= Antipyrine and benzocaine ear drops =

Medication for the treatment of ear pain caused by otitis media

Antipyrine and benzocaine ear drops is a medication for the treatment of ear pain caused by otitis media. It combines antipyrine, an NSAID, and benzocaine, a local anaesthetic in order to treat ear pain, alongside hydroxyquinoline sulfate, an antiseptic and preservative. Its trade names include Auralgan, Aurodex, Auroto, among others, and is abbreviated as A/B otic drops.

== Medical uses ==
A/B otic drops is indicated for ear pain caused by otitis media. It is used every 2–3 hours as needed for pain.

A/B otic drops is also indicated for the removal of excessive or impacted cerumen.

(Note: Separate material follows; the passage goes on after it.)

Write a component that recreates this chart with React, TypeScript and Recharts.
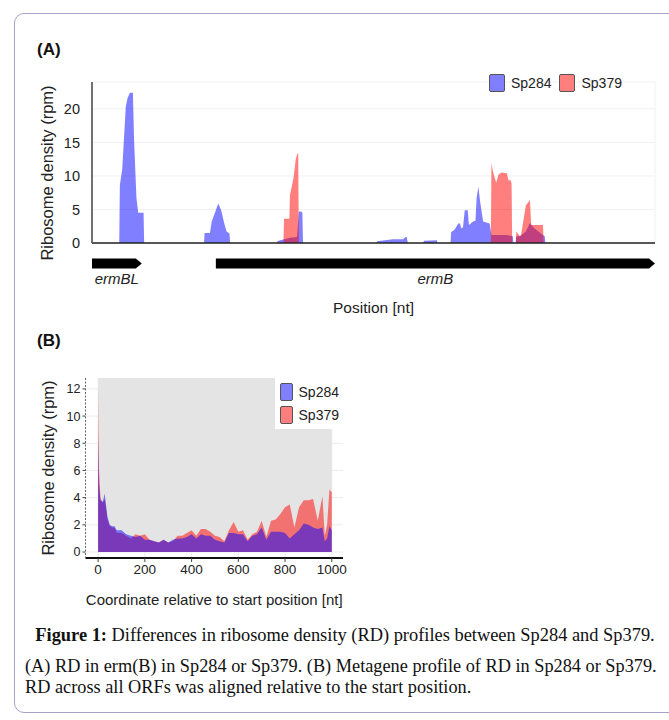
import React from "react";
import {
  ComposedChart,
  Area,
  XAxis,
  YAxis,
  CartesianGrid,
  ReferenceArea,
  Legend,
} from "recharts";

// (A) ribosome density along the ermBL / ermB locus (position in nt, rpm)
const sp284Pos = [
  0, 46, 47, 51, 57, 60, 64, 69, 71, 75, 78, 87, 88,
  189, 190, 199, 202, 207, 213, 218, 223, 227, 232, 233,
  312, 313, 334, 346, 349, 353, 355, 356,
  480, 481, 508, 525, 529, 531, 533,
  559, 560, 582, 583,
  605, 606, 612, 618, 621, 623, 626, 629, 634, 636, 643, 647, 649, 652, 655, 660, 671, 674, 700, 710, 711,
  715, 716, 722, 732, 739, 745, 752, 761, 764, 765, 950,
];
const sp284Rpm = [
  0, 0, 8.6, 11, 20.3, 21.6, 22.4, 22.4, 15.3, 6.7, 4.5, 4.5, 0,
  0, 1.5, 1.5, 3.2, 4.4, 5.9, 4.9, 3.0, 1.7, 1.4, 0,
  0, 0.3, 0.8, 0.9, 4.7, 4.7, 4.5, 0,
  0, 0.25, 0.55, 0.55, 0.9, 0.9, 0,
  0, 0.35, 0.4, 0,
  0, 1.6, 2.0, 2.9, 2.9, 2.2, 2.3, 4.9, 4.9, 2.7, 3.2, 3.3, 6.7, 8.4, 6.1, 3.2, 2.9, 1.2, 1.2, 1.0, 0,
  0, 1.0, 1.0, 1.7, 3.0, 2.3, 1.8, 1.2, 1.0, 0, 0,
];
const sp379Pos = [
  0, 323, 324, 333, 334, 340, 344, 347, 348, 349,
  673, 674, 677, 682, 686, 691, 700, 703, 706, 708, 709,
  715, 716, 722, 724, 732, 739, 741, 761, 762, 950,
];
const sp379Rpm = [
  0, 0, 3.6, 3.6, 7.1, 9.7, 12.6, 13.4, 13.2, 0,
  0, 11.9, 10.5, 9.0, 10.2, 10.5, 10.4, 9.3, 9.4, 8.9, 0,
  0, 1.7, 1.0, 1.2, 5.6, 6.4, 2.7, 2.7, 0, 0,
];

const geneNames = ["ermBL", "ermB"];
const geneStart = [0, 209];
const geneEnd = [84, 950];

const rpmTicksA = [0, 5, 10, 15, 20];
const gridTicksA = [10, 111, 212, 314, 415, 516, 617, 719, 820, 921];

// (B) metagene profile, coordinate relative to start (nt)
const metaPos = [
  0, 4, 10, 20, 28, 40, 50, 60, 70, 80,
  100, 120, 140, 160, 180, 200, 220, 240, 260, 280,
  300, 320, 340, 360, 380, 400, 420, 440, 460, 480,
  500, 520, 540, 560, 580, 600, 620, 640, 660, 680,
  700, 720, 740, 760, 780, 800, 820, 840, 860, 880,
  900, 920, 940, 960, 970, 980, 990, 1000,
];
const sp284Meta = [
  8.4, 5.0, 3.8, 3.7, 4.3, 2.6, 2.0, 1.9, 1.9, 1.6,
  1.6, 1.3, 1.2, 1.1, 1.2, 0.9, 0.9, 0.8, 0.7, 0.9,
  0.7, 0.9, 1.0, 1.0, 1.1, 1.3, 1.0, 1.3, 1.2, 1.2,
  0.9, 0.8, 0.7, 1.4, 1.4, 1.3, 1.3, 0.8, 1.2, 1.3,
  1.8, 0.9, 1.5, 1.5, 1.5, 1.4, 1.0, 1.3, 1.6, 2.1,
  2.0, 1.8, 1.7, 1.8, 0.8, 1.0, 1.9, 1.6,
];
const sp379Meta = [
  12.2, 6.0, 4.0, 3.6, 3.9, 2.4, 1.9, 1.8, 1.8, 1.4,
  1.4, 1.2, 1.0, 1.3, 1.2, 1.3, 0.9, 0.8, 0.7, 0.9,
  0.7, 0.8, 1.2, 1.2, 1.4, 1.6, 1.2, 1.7, 1.7, 1.5,
  1.2, 1.1, 0.8, 1.6, 2.2, 1.5, 1.6, 0.9, 1.3, 1.5,
  2.3, 1.1, 2.3, 2.4, 2.8, 3.3, 3.5, 1.8, 3.3, 3.8,
  3.8, 3.9, 2.3, 4.1, 1.2, 2.0, 4.6, 4.4,
];
const coordTicks = [0, 200, 400, 600, 800, 1000];
const rpmTicksB = [0, 2, 4, 6, 8, 10, 12];

const sans = '"Liberation Sans", Arial, sans-serif';
const serif = '"Liberation Serif", "Times New Roman", serif';
const swatch: Record<string, string> = { Sp284: "#7f7fff", Sp379: "#ff7f7f" };

const toPoints = (pos: number[], val: number[]) =>
  pos.map((x, i) => ({ x, rpm: val[i] }));

const metaData = metaPos.map((x, i) => ({
  x,
  sp284: sp284Meta[i],
  sp379: sp379Meta[i],
}));

function GeneArrow(props: any) {
  const { x, y, width, height } = props;
  const top = Math.min(y, y + height);
  const h = Math.abs(height);
  const head = Math.min(6, width);
  return (
    <path
      d={`M${x},${top}H${x + width - head}L${x + width},${top + h / 2}L${x + width - head},${top + h}H${x}Z`}
      fill="#000"
    />
  );
}

function SwatchLegend(props: any) {
  const { payload, vertical } = props;
  const items = [...(payload ?? [])].sort((a: any, b: any) =>
    String(a.value).localeCompare(String(b.value))
  );
  return (
    <div
      style={{
        display: "flex",
        flexDirection: vertical ? "column" : "row",
        gap: vertical ? 5 : 8,
        background: vertical ? "#fff" : "transparent",
        padding: vertical ? "5px 4px 5px 5px" : 0,
        fontFamily: sans,
        fontSize: 14,
        color: "#222",
      }}
    >
      {items.map((it: any) => (
        <div key={it.value} style={{ display: "flex", alignItems: "center", gap: 6 }}>
          <span
            style={{
              width: 14,
              height: 16,
              background: swatch[it.value],
              border: "1.5px solid #555",
              borderRadius: 2,
            }}
          />
          <span>{it.value}</span>
        </div>
      ))}
    </div>
  );
}

function RotLabel({ x, y, text }: { x: number; y: number; text: string }) {
  return (
    <div
      style={{
        position: "absolute",
        left: x,
        top: y,
        transform: "translate(-50%,-50%) rotate(-90deg)",
        whiteSpace: "nowrap",
        fontSize: 16.5,
        color: "#222",
      }}
    >
      {text}
    </div>
  );
}

export default function App() {
  return (
    <div
      style={{
        position: "absolute",
        left: 0,
        top: 0,
        width: 669,
        height: 720,
        overflow: "hidden",
        background: "#fff",
        fontFamily: sans,
      }}
    >
      <div
        style={{
          position: "absolute",
          left: 14,
          top: 13,
          width: 700,
          height: 698,
          border: "1px solid #a7a2c9",
          borderRadius: 10,
        }}
      />

      <div style={{ position: "absolute", left: 37, top: 40, fontSize: 17, lineHeight: "20px", fontWeight: "bold", color: "#111" }}>
        (A)
      </div>
      <RotLabel x={47} y={173} text="Ribosome density (rpm)" />

      <div style={{ position: "absolute", left: 0, top: 0 }}>
        <ComposedChart width={669} height={320} margin={{ top: 82, right: 14, bottom: 0, left: 52 }}>
          <CartesianGrid stroke="#f1f1f1" />
          <XAxis
            type="number"
            dataKey="x"
            domain={[0, 950]}
            ticks={gridTicksA}
            tick={false}
            tickLine={false}
            height={77}
            axisLine={{ stroke: "#222", strokeWidth: 1.5 }}
            allowDuplicatedCategory={false}
            label={{ value: "Position [nt]", position: "insideBottom", offset: 7, fontSize: 15.5, fill: "#222", fontFamily: sans }}
          />
          <YAxis
            type="number"
            domain={[0, 24]}
            ticks={rpmTicksA}
            width={40}
            tickLine={false}
            tickMargin={6}
            axisLine={{ stroke: "#444", strokeWidth: 1.5 }}
            tick={{ fontSize: 14.5, fill: "#222", fontFamily: sans }}
          />
          <Area
            data={toPoints(sp284Pos, sp284Rpm)}
            dataKey="rpm"
            name="Sp284"
            type="linear"
            fill="#0000ff"
            fillOpacity={0.5}
            stroke="none"
            isAnimationActive={false}
          />
          <Area
            data={toPoints(sp379Pos, sp379Rpm)}
            dataKey="rpm"
            name="Sp379"
            type="linear"
            fill="#ff0000"
            fillOpacity={0.5}
            stroke="none"
            isAnimationActive={false}
          />
          {geneNames.map((g, i) => (
            <ReferenceArea
              key={g}
              x1={geneStart[i]}
              x2={geneEnd[i]}
              y1={-2.3}
              y2={-3.8}
              ifOverflow="visible"
              shape={GeneArrow}
              label={{ value: g, position: "bottom", offset: 5, fontSize: 15, fontStyle: "italic", fill: "#222", fontFamily: sans }}
            />
          ))}
          <Legend
            layout="horizontal"
            verticalAlign="middle"
            content={<SwatchLegend />}
            wrapperStyle={{ top: 74, left: 489, width: "auto" }}
          />
        </ComposedChart>
      </div>

      <div style={{ position: "absolute", left: 37, top: 331, fontSize: 17, lineHeight: "20px", fontWeight: "bold", color: "#111" }}>
        (B)
      </div>
      <RotLabel x={47.5} y={468} text="Ribosome density (rpm)" />

      <div style={{ position: "absolute", left: 0, top: 330 }}>
        <ComposedChart width={360} height={290} data={metaData} margin={{ top: 48, right: 17, bottom: 12, left: 45.5 }}>
          <CartesianGrid stroke="#ececec" horizontalValues={rpmTicksB} verticalValues={coordTicks} />
          <ReferenceArea x1={0} x2={1000} y1={0} y2={12.8} fill="#e4e4e4" fillOpacity={1} stroke="none" ifOverflow="visible" />
          <XAxis
            type="number"
            dataKey="x"
            domain={[-54, 1048]}
            ticks={coordTicks}
            height={50}
            tickSize={4}
            tickMargin={2}
            axisLine={{ stroke: "#111", strokeWidth: 2 }}
            tickLine={{ stroke: "#444" }}
            tick={{ fontSize: 13.5, fill: "#222", fontFamily: sans }}
            label={{ value: "Coordinate relative to start position [nt]", position: "insideBottom", offset: 3, fontSize: 15, fill: "#222", fontFamily: sans }}
          />
          <YAxis
            type="number"
            domain={[-0.44, 12.8]}
            ticks={rpmTicksB}
            width={40}
            tickSize={3}
            tickMargin={2}
            axisLine={{ stroke: "#666", strokeDasharray: "2 1.5" }}
            tickLine={{ stroke: "#444" }}
            tick={{ fontSize: 12.5, fill: "#222", fontFamily: sans }}
          />
          <Area dataKey="sp379" name="Sp379" type="linear" fill="#ff0000" fillOpacity={0.5} stroke="none" isAnimationActive={false} />
          <Area dataKey="sp284" name="Sp284" type="linear" fill="#0000ff" fillOpacity={0.5} stroke="none" isAnimationActive={false} />
          <Legend
            layout="vertical"
            verticalAlign="middle"
            align="center"
            content={<SwatchLegend vertical />}
            wrapperStyle={{ top: 48, left: 275, width: 68 }}
          />
        </ComposedChart>
      </div>

      <div
        style={{
          position: "absolute",
          left: 0,
          top: 624,
          width: 690,
          textAlign: "center",
          fontFamily: serif,
          fontSize: 18.4,
          lineHeight: "22px",
          color: "#111",
          whiteSpace: "nowrap",
        }}
      >
        <b>Figure 1:</b> Differences in ribosome density (RD) profiles between Sp284 and Sp379.
      </div>
      <div
        style={{
          position: "absolute",
          left: 25,
          top: 656,
          fontFamily: serif,
          fontSize: 18.3,
          lineHeight: "21px",
          color: "#111",
          whiteSpace: "nowrap",
        }}
      >
        (A) RD in erm(B) in Sp284 or Sp379. (B) Metagene profile of RD in Sp284 or Sp379.
        <br />
        RD across all ORFs was aligned relative to the start position.
      </div>
    </div>
  );
}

To clear cerumen, it is used 3 times a day for 2–3 days.

== Ingredients ==

Each 1 ml of A/B otic drops contains:

- Antipyrine 54 mg
- Benzocaine 14 mg
- Glycerin and Hydroxyquinoline Sulfate USP

== Clinical pharmacology ==

A/B otic drops are effective because antipyrine reduces pain and inflammation and benzocaine numbs the ear.

== Reformulation ==
In 2008, Auralgan was reformulated to include acetic acid and U-polycosanol 410, in addition to antipyrine and benzocaine. Due to this reformulation, pharmacies could no longer substitute the generic antipyrine/benzocaine drops for a prescription written as "Auralgan". The price for the new formulation was roughly $150.00 compared to the generic price of $2.00.

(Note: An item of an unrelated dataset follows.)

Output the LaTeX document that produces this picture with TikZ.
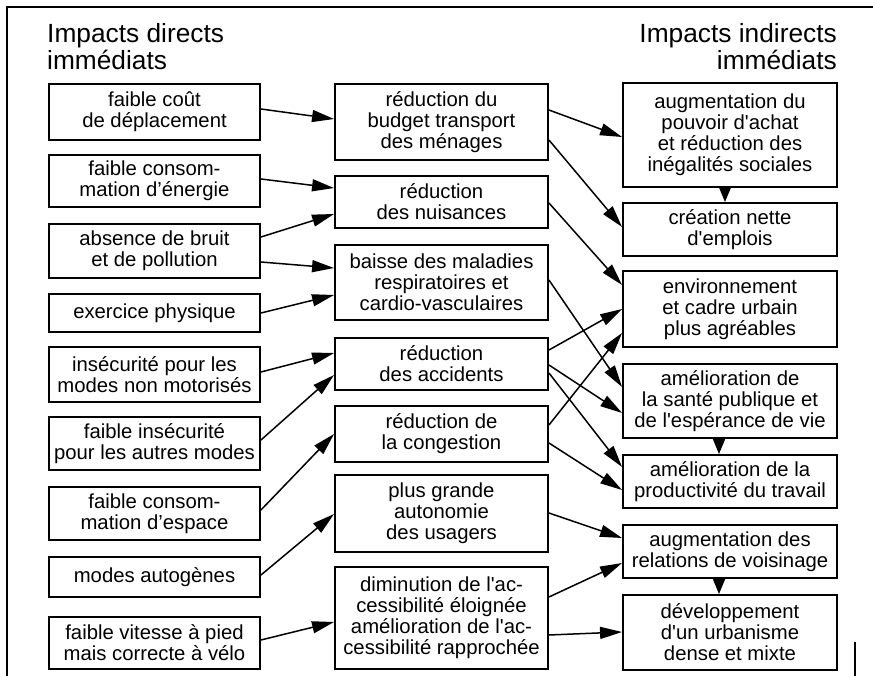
\documentclass[tikz,border=0pt]{standalone}
\usepackage{fontspec}
\newfontfamily\arialf{Liberation Sans}
\usetikzlibrary{arrows.meta}
\begin{document}
\begin{tikzpicture}[x=1pt,y=-1pt,
  box/.style={draw, line width=1.9pt, inner sep=0pt, align=center,
    font=\arialf\fontsize{20.3pt}{21pt}\selectfont},
  ttl/.style={inner sep=0pt, font=\arialf\fontsize{26.3pt}{27pt}\selectfont},
  arr/.style={line width=1.5pt, -{Triangle[length=22pt,width=12pt]}},
  varr/.style={line width=1.5pt, -{Triangle[length=15pt,width=12pt]}},
  frame/.style={line width=1.5pt}]
\useasboundingbox (0,0) rectangle (873,676);
\draw[frame] (7,676) -- (7,7) -- (873,7);
\draw[frame] (855,642) -- (855,676);
% titles
\node[ttl, anchor=base west] (tl1) at (47,43) {Impacts directs};
\node[ttl, anchor=base west] (tl2) at (47,70) {immédiats};
\node[ttl, anchor=base east] (tr1) at (837,43) {Impacts indirects};
\node[ttl, anchor=base east] (tr2) at (837,70) {immédiats};
% left column
\newcommand\lbx[4]{\node[box,minimum width=211pt,minimum height=#3pt] (#1) at (154.5,#2) {#4};}
\newcommand\mbx[4]{\node[box,minimum width=213pt,minimum height=#3pt] (#1) at (441.5,#2) {#4};}
\newcommand\rbx[4]{\node[box,minimum width=214pt,minimum height=#3pt] (#1) at (730,#2) {#4};}
\lbx{L1}{112}{56}{faible coût\\de déplacement}
\lbx{L2}{181}{52}{faible consom-\\mation d’énergie}
\lbx{L3}{251}{54}{absence de bruit\\et de pollution}
\lbx{L4}{313}{38}{exercice physique}
\lbx{L5}{374.5}{55}{insécurité pour les\\modes non motorisés}
\lbx{L6}{443.5}{53}{faible insécurité\\pour les autres modes}
\lbx{L7}{513.5}{53}{faible consom-\\mation d’espace}
\lbx{L8}{577}{40}{modes autogènes}
\lbx{L9}{643}{52}{faible vitesse à pied\\mais correcte à vélo}
% middle column
\mbx{M1}{122}{76}{réduction du\\budget transport\\des ménages}
\mbx{M2}{202}{52}{réduction\\des nuisances}
\mbx{M3}{282.5}{75}{baisse des maladies\\respiratoires et\\cardio-vasculaires}
\mbx{M4}{364}{52}{réduction\\des accidents}
\mbx{M5}{434}{56}{réduction de\\la congestion}
\mbx{M6}{513.5}{77}{plus grande\\autonomie\\des usagers}
\mbx{M7}{618}{102}{diminution de l'ac-\\cessibilité éloignée\\amélioration de l'ac-\\cessibilité rapprochée}
% right column
\rbx{R1}{135}{104}{augmentation du\\pouvoir d'achat\\et réduction des\\inégalités sociales}
\rbx{R2}{229.5}{53}{création nette\\d'emplois}
\rbx{R3}{309}{76}{environnement\\et cadre urbain\\plus agréables}
\rbx{R4}{401}{74}{amélioration de\\la santé publique et\\de l'espérance de vie}
\rbx{R5}{481.5}{53}{amélioration de la\\productivité du travail}
\rbx{R6}{551.5}{53}{augmentation des\\relations de voisinage}
\rbx{R7}{632.5}{75}{développement\\d'un urbanisme\\dense et mixte}
% left -> middle
\draw[arr] (L1.east |- 0,109) -- (M1.west |- 0,119);
\draw[arr] (L2.east |- 0,179) -- (M2.west |- 0,188);
\draw[arr] (L3.east |- 0,237) -- (M2.west |- 0,214);
\draw[arr] (L3.east |- 0,262) -- (M3.west |- 0,268);
\draw[arr] (L4.east |- 0,313) -- (M3.west |- 0,295);
\draw[arr] (L5.east |- 0,372) -- (M4.west |- 0,353);
\draw[arr] (L6.east |- 0,440) -- (M4.west |- 0,375);
\draw[arr] (L7.east |- 0,510) -- (M5.west |- 0,434);
\draw[arr] (L8.east |- 0,575) -- (M6.west |- 0,514);
\draw[arr] (L9.east |- 0,640) -- (M7.west |- 0,622);
% middle -> right
\draw[arr] (M1.east |- 0,110) -- (R1.west |- 0,137);
\draw[arr] (M1.east |- 0,140) -- (R2.west |- 0,227);
\draw[arr] (M2.east |- 0,203) -- (R3.west |- 0,285);
\draw[arr] (M3.east |- 0,280) -- (R4.west |- 0,387);
\draw[arr] (M4.east |- 0,350) -- (R3.west |- 0,309);
\draw[arr] (M5.east |- 0,425) -- (R3.west |- 0,333);
\draw[arr] (M4.east |- 0,365) -- (R4.west |- 0,413);
\draw[arr] (M4.east |- 0,373) -- (R5.west |- 0,467);
\draw[arr] (M5.east |- 0,443) -- (R5.west |- 0,490);
\draw[arr] (M6.east |- 0,513) -- (R6.west |- 0,538);
\draw[arr] (M7.east |- 0,597) -- (R6.west |- 0,563);
\draw[arr] (M7.east |- 0,635) -- (R7.west |- 0,632);
% vertical
\draw[varr] (R1.south -| 725,0) -- (R2.north -| 725,0);
\draw[varr] (R4.south -| 719,0) -- (R5.north -| 719,0);
\draw[varr] (R6.south -| 719,0) -- (R7.north -| 719,0);
\end{tikzpicture}
\end{document}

== United States ban on manufacture ==
In 2015, in accordance with their initiative to remove unapproved prescription drugs from the market, the FDA mandated that companies stop manufacturing this drug or be subject to criminal charges. The FDA has not evaluated this drug for safety, effectiveness or quality and has concerns about inappropriate dosing and risk of contamination during the manufacturing process. The FDA adverse event reporting database does not have any known cases of adverse events where Auralgan is the primary suspect.